‘Sunshine’ a core American value
Each year, the full calendar week in which March 16 falls — i.e., this week — is observed in our industry as Sunshine Week, as it has been since the American Society of Newspaper Editors first so designated the observance in 2005.
The timing of this annual reminder is not random. It coincides with the birthday of James Madison, one of the nation’s founders, our third president and one of our chief constitutional architects.

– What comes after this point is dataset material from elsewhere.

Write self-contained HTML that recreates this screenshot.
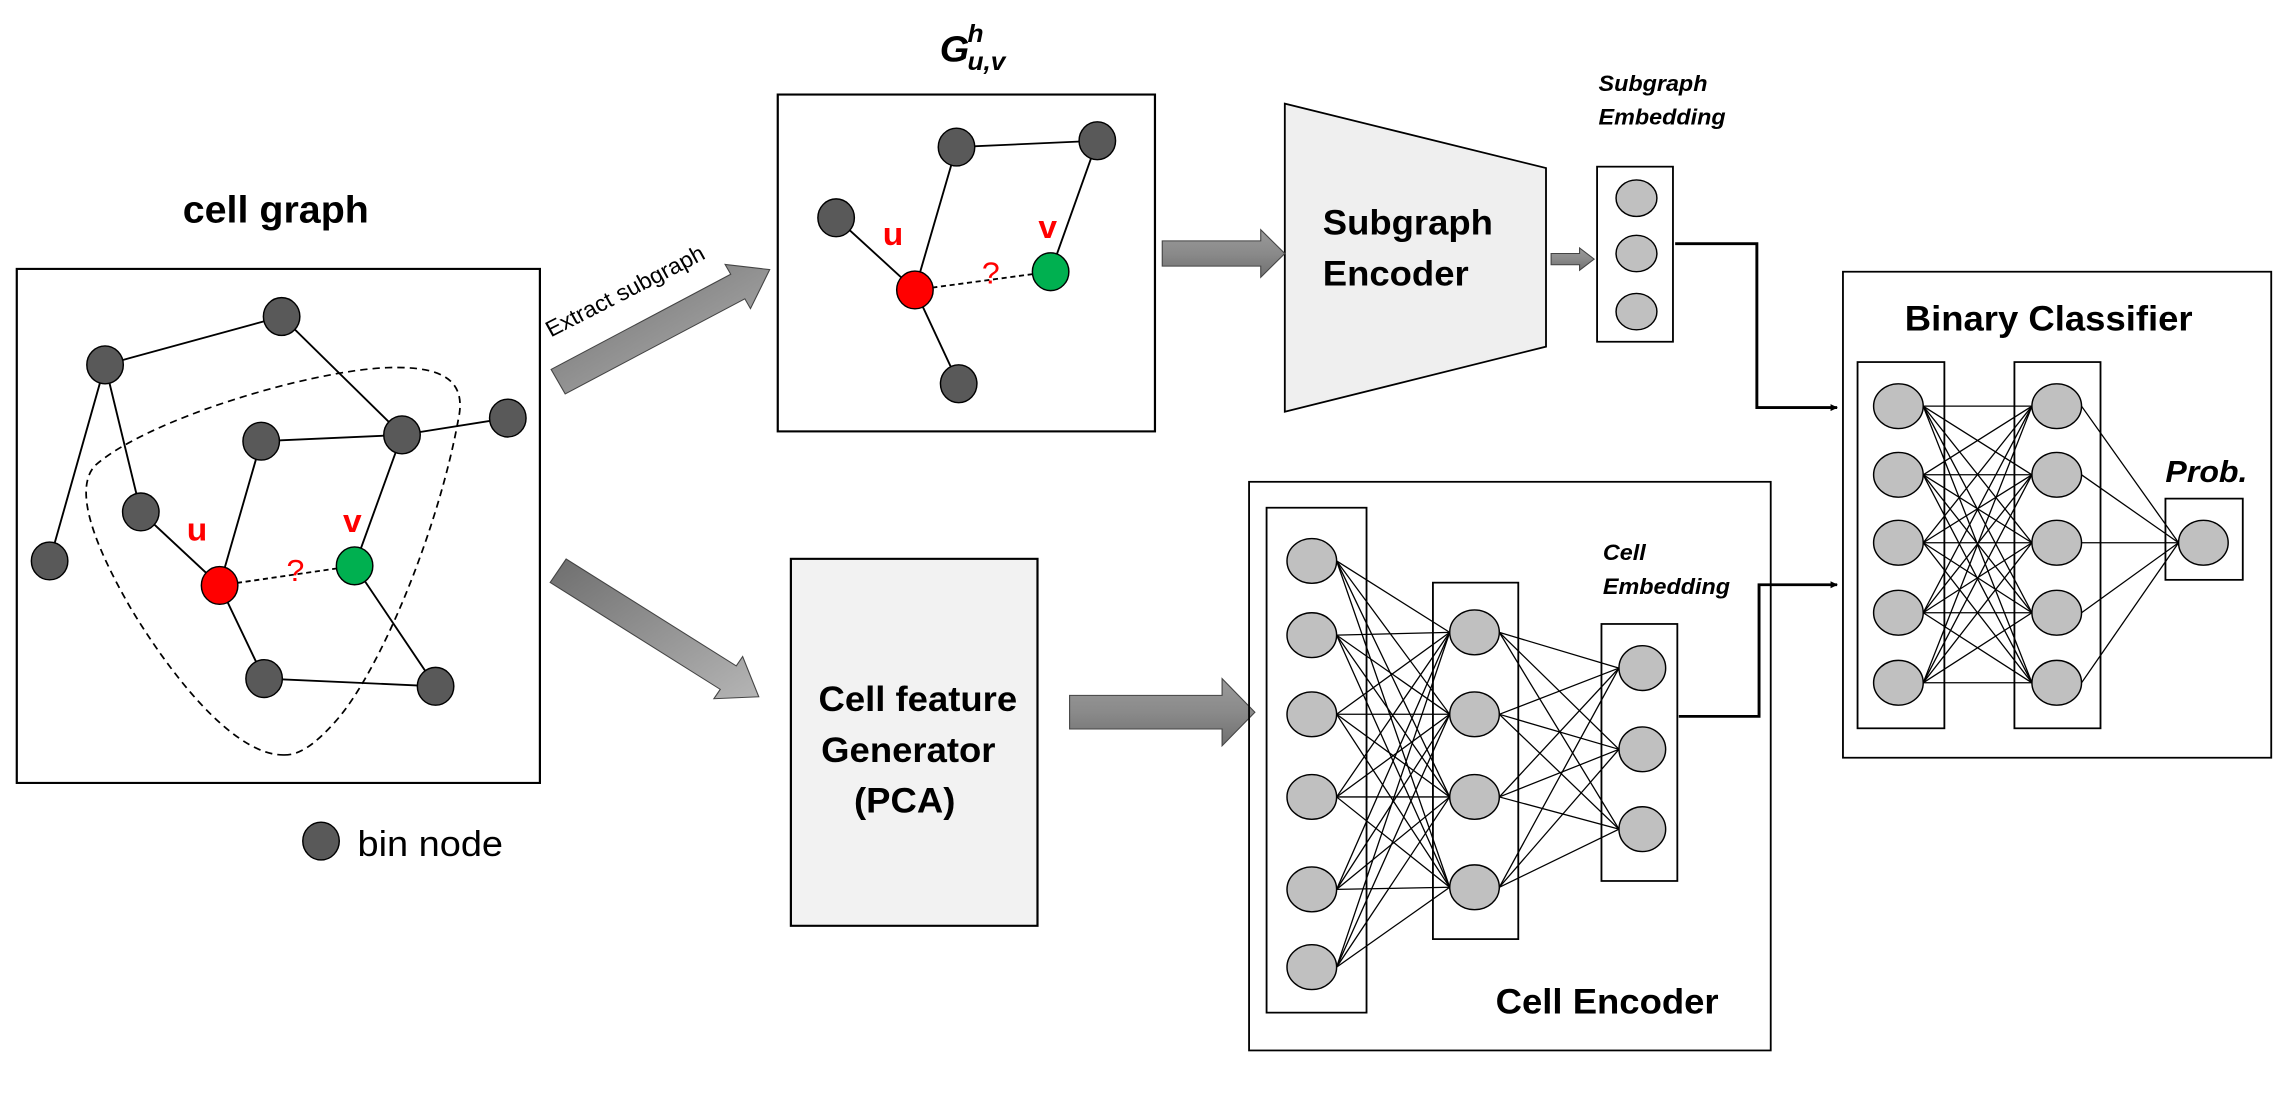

Among his many enduring legacies is this observation, from a speech in Virginia in 1788:
“Since the general civilization of mankind, I believe there are more instances of the abridgement of freedom of the people by gradual and silent encroachments by those in power than by violent and sudden usurpations.”
Sadly, as modes of information — and means of suppressing or distorting it — have become more sophisticated, there have almost certainly been more “instances of abridgement” in the less than two and a half centuries since Madison spoke those words than in the millennia before.
American citizens don’t have to be told that open government is supposed to be our birthright. But it doesn’t do our civic health any harm to have a refresher on our responsibilities — journalistic as well as civic — to hold officials accountable.
Those “silent encroachments” can be as big and consequential as Watergate, or as banal and obnoxious as a waiver on public reporting deadlines for college athletic departments because a coach thinks it will help his team compete with Alabama. It’s the closed-door elimination of a whistleblower protection rule that held federal nuclear contractors legally accountable for retaliation against those who report waste, fraud or public safety violations.
Or as Benita Dodd of the Georgia Public Policy Foundation reported in a recent op-ed, it’s an accountability gap in civil asset forfeiture law — already a constitutional black hole almost by definition — that lets agencies ignore (supposed) reporting requirements because there are no consequences in the law for disdaining them.
Or maybe it’s a well-intentioned but potentially flawed bill for electronic filing of court records, cited on the Georgia First Amendment Foundation’s “Legislative Watch” list. As written, it includes loopholes that could impede, rather than improve, public access. (A complete handbook of Georgia Sunshine laws is available online at the Georgia Press Association website, gapress.org.)
Sunshine Week might be a news organization observance, but it’s about a core American principle important to every citizen. That’s truer now than it has ever been, given the proliferating technologies of communication, especially social media. We don’t have to look any farther than the increasing use of police body cameras that protect the law enforcement officers whose lives are on the line as well as the people involved in police encounters. Public access to such evidence can be critical.
This is one week out of 52 to celebrate principles laid down for us in the late 18th century. They matter at least as much in the early 21st.